Baskets, to them, mean buffalo food and again the nightmarish beasties come thundering in your direction tossing their heads in anticipation and kicking their heels with delight. If you are environmentally-unfriendly enough to carry your supplies in plastic bags they will, however, placidly ignore you. Demonstrating the ultimate in naivety by brandishing both a basket and a dog in front of these drooling horrors demands a fate worse than death. I’ve been there… I know! Like most other members of the animal world buffaloes have a sixth sense about fear.
They literally sniff the air the moment they spot you with their beady eyes and, if they get even the slightest whiff of this particular emotion, they rumble towards you, blowing through their noses, tossing their horns and creating a miniature earthquake as they come. Buffaloes are not stupid — they display an amazing level of intelligence when they put their minds to it. They have taken to lurking in the bushes, camouflaging themselves in the dappled shadows spilling beneath forest trees when they hear, from over a kilometre away, the rasping sound of me opening and closing the rusty garden gate, gleefully waiting to terrorise me when I try to sneak through their territory.

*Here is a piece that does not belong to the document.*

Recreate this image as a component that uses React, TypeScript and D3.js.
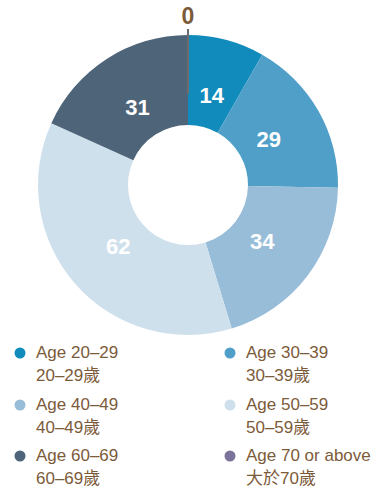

The damn thing even succeeded in devastating my little world two afternoons ago when I was in the process of writing this column. Mountain life often being a matter of making do, the lineman, in lieu of poles, has strung the two-kilometer long phone line through the branches of convenient trees, some of which happen to be on the buffalo’s favourite look-out spot; this single line droops down like strands of soggy spaghetti every so often and he has to come and loop it back up.
On this occasion he hadn’t done so. Being determined to infuriate me one way or another, the buffalo had hooked the line on the curve of a twisted horn. It pulled, then galloped, pulled some more and bingo… you have one victorious buffalo and one furious internet junky who hates buffaloes more than ever.
Published in the Express Tribune, May 16th, 2010.